START Supplied information

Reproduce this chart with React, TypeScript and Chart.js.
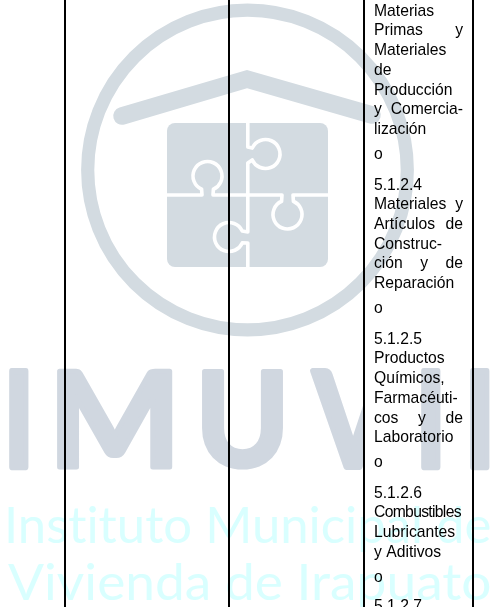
import React, { useEffect, useRef } from "react";
import { Chart, registerables } from "chart.js";

Chart.register(...registerables);

const columnRules = [65, 229, 364, 473];

const cellLines = [
  "Materias", "Primas y", "Materiales", "de", "Producción", "y Comercia-", "lización", "o",
  "5.1.2.4", "Materiales y", "Artículos de", "Construc-", "ción y de", "Reparación", "o",
  "5.1.2.5", "Productos", "Químicos,", "Farmacéuti-", "cos y de", "Laboratorio", "o",
  "5.1.2.6", "Combustibles", "Lubricantes", "y Aditivos", "o", "5.1.2.7",
];
const lineRows = [
  16, 35, 55, 75, 95, 114, 134, 159,
  190, 209, 229, 249, 268, 288, 313,
  344, 363, 383, 403, 423, 442, 467,
  498, 517, 537, 557, 582, 611,
];
const justifiedLines = ["Primas y", "y Comercia-", "Materiales y", "Artículos de", "ción y de", "cos y de"];
const condensedLines = ["Combustibles"];

const watermarkInitials = ["I", "M", "U", "V", "I", "I"];
const watermarkName = ["Instituto Municipal de", "Vivienda de Irapuato"];

const TEXT_FONT = '15.7px "Liberation Sans"';
const TEXT_LEFT = 374;
const TEXT_RIGHT = 463;
const SLATE = "#d3dbe1";
const LETTER = "#d0d7e0";
const AQUA = "#d9ffff";

function fitLetter(ctx: CanvasRenderingContext2D, s: string, x0: number, x1: number, y0: number, y1: number) {
  ctx.save();
  ctx.font = 'bold 140px "Lato"';
  ctx.textBaseline = "alphabetic";
  const m = ctx.measureText(s);
  const w = m.actualBoundingBoxRight + m.actualBoundingBoxLeft;
  const h = m.actualBoundingBoxAscent + m.actualBoundingBoxDescent;
  const inset = 2.5;
  const sx = (x1 - x0 - inset * 2) / w;
  const sy = (y1 - y0 - inset * 2) / h;
  ctx.translate(x0 + inset + m.actualBoundingBoxLeft * sx, y1 - inset - m.actualBoundingBoxDescent * sy);
  ctx.scale(sx, sy);
  ctx.fillStyle = LETTER;
  ctx.strokeStyle = LETTER;
  ctx.lineJoin = "round";
  ctx.lineWidth = 5 / Math.min(sx, sy);
  ctx.fillText(s, 0, 0);
  ctx.strokeText(s, 0, 0);
  ctx.restore();
}

function fitLine(ctx: CanvasRenderingContext2D, s: string, x0: number, x1: number, baseline: number) {
  ctx.save();
  ctx.font = '50px "Lato"';
  ctx.textBaseline = "alphabetic";
  (ctx as any).letterSpacing = "0.01px";
  const m = ctx.measureText(s);
  const w = m.actualBoundingBoxRight + m.actualBoundingBoxLeft;
  const sx = (x1 - x0) / w;
  ctx.translate(x0 + m.actualBoundingBoxLeft * sx, baseline);
  ctx.scale(sx, 1);
  ctx.fillStyle = AQUA;
  ctx.fillText(s, 0, 0);
  ctx.restore();
}

const watermarkPlugin = {
  id: "watermark",
  beforeDraw(chart: any) {
    const ctx: CanvasRenderingContext2D = chart.ctx;
    ctx.save();
    // ring
    ctx.strokeStyle = SLATE;
    ctx.lineWidth = 13.2;
    ctx.beginPath();
    ctx.arc(247.5, 170, 159.8, 0, Math.PI * 2);
    ctx.stroke();
    // roof
    ctx.lineWidth = 17.5;
    ctx.lineCap = "round";
    ctx.lineJoin = "miter";
    ctx.beginPath();
    ctx.moveTo(122, 116);
    ctx.lineTo(247, 79);
    ctx.lineTo(372, 115);
    ctx.stroke();
    // puzzle
    ctx.fillStyle = SLATE;
    ctx.beginPath();
    ctx.roundRect(167, 123, 161, 144, 8);
    ctx.fill();
    ctx.strokeStyle = "#ffffff";
    ctx.lineWidth = 3.6;
    ctx.lineCap = "butt";
    ctx.lineJoin = "round";
    const gap = 0.42;
    const r = 14.5;
    ctx.beginPath();
    ctx.moveTo(247.8, 122);
    ctx.lineTo(247.8, 147);
    ctx.arc(265.5, 154, r, Math.PI + gap, Math.PI - gap + Math.PI * 2);
    ctx.lineTo(247.8, 163);
    ctx.lineTo(247.8, 232);
    ctx.arc(229, 237, r, -gap, gap, true);
    ctx.lineTo(247.8, 243);
    ctx.lineTo(247.8, 268);
    ctx.stroke();
    ctx.beginPath();
    ctx.moveTo(166, 195);
    ctx.lineTo(202, 195);
    ctx.arc(207.5, 176, r, Math.PI / 2 + gap, Math.PI / 2 - gap + Math.PI * 2);
    ctx.lineTo(213, 195);
    ctx.lineTo(282, 195);
    ctx.arc(287.5, 214.5, r, -Math.PI / 2 - gap, -Math.PI / 2 + gap, true);
    ctx.lineTo(293, 195);
    ctx.lineTo(329, 195);
    ctx.stroke();
    ctx.restore();

    // initials, the V is cut where the original one stops
    const boxes = [[9, 29], [57, 173], [202, 283], [310, 396], [421, 441], [470, 490]];
    watermarkInitials.forEach((s, i) => {
      ctx.save();
      if (s === "V") {
        ctx.beginPath();
        ctx.rect(0, 0, 364, 607);
        ctx.clip();
      }
      fitLetter(ctx, s, boxes[i][0], boxes[i][1], 368, 469);
      ctx.restore();
    });
    fitLine(ctx, watermarkName[0], 8, 490, 543);
    fitLine(ctx, watermarkName[1], 8, 490, 600);
  },
  afterDatasetsDraw(chart: any) {
    const ctx: CanvasRenderingContext2D = chart.ctx;
    const pts = chart.getDatasetMeta(0).data;
    ctx.save();
    ctx.font = TEXT_FONT;
    ctx.fillStyle = "#000000";
    ctx.textBaseline = "alphabetic";
    cellLines.forEach((line, i) => {
      const x = pts[i].x;
      const y = pts[i].y;
      (ctx as any).letterSpacing = condensedLines.includes(line) ? "-0.68px" : "0px";
      if (justifiedLines.includes(line)) {
        const words = line.split(" ");
        const total = words.reduce((a, w) => a + ctx.measureText(w).width, 0);
        const space = (TEXT_RIGHT - TEXT_LEFT - total) / (words.length - 1);
        let cx = x;
        words.forEach((w) => {
          ctx.fillText(w, cx, y);
          cx += ctx.measureText(w).width + space;
        });
      } else {
        ctx.fillText(line, x, y);
      }
    });
    ctx.restore();
  },
};

export default function App() {
  const ref = useRef<HTMLCanvasElement>(null);
  useEffect(() => {
    document.body.style.margin = "0";
    const chart = new Chart(ref.current!, {
      type: "scatter",
      data: {
        datasets: [
          {
            label: "cell text",
            data: lineRows.map((y) => ({ x: TEXT_LEFT, y })),
            pointRadius: 0,
            showLine: false,
          },
        ],
      },
      options: {
        animation: false,
        responsive: false,
        layout: { padding: 0 },
        plugins: { legend: { display: false }, tooltip: { enabled: false }, title: { display: false } },
        scales: {
          x: {
            type: "linear",
            min: 0,
            max: 496,
            afterBuildTicks: (axis: any) => {
              axis.ticks = columnRules.map((value) => ({ value }));
            },
            ticks: { display: false },
            border: { display: false },
            grid: { color: "#000000", lineWidth: 2, drawTicks: false },
          },
          y: {
            type: "linear",
            min: 0,
            max: 607,
            reverse: true,
            display: false,
          },
        },
      },
      plugins: [watermarkPlugin],
    } as any);
    return () => chart.destroy();
  }, []);
  return <canvas ref={ref} width={496} height={607} style={{ display: "block" }} />;
}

END Supplied information

# Instruction:
Leave out the pictures and restate, word for word, the lines from the top of the data through the line containing "const columnRules = [65, 229, 364, 473];", both included.

# Answer:
Reproduce this chart with React, TypeScript and Chart.js.
import React, { useEffect, useRef } from "react";
import { Chart, registerables } from "chart.js";

Chart.register(...registerables);

const columnRules = [65, 229, 364, 473];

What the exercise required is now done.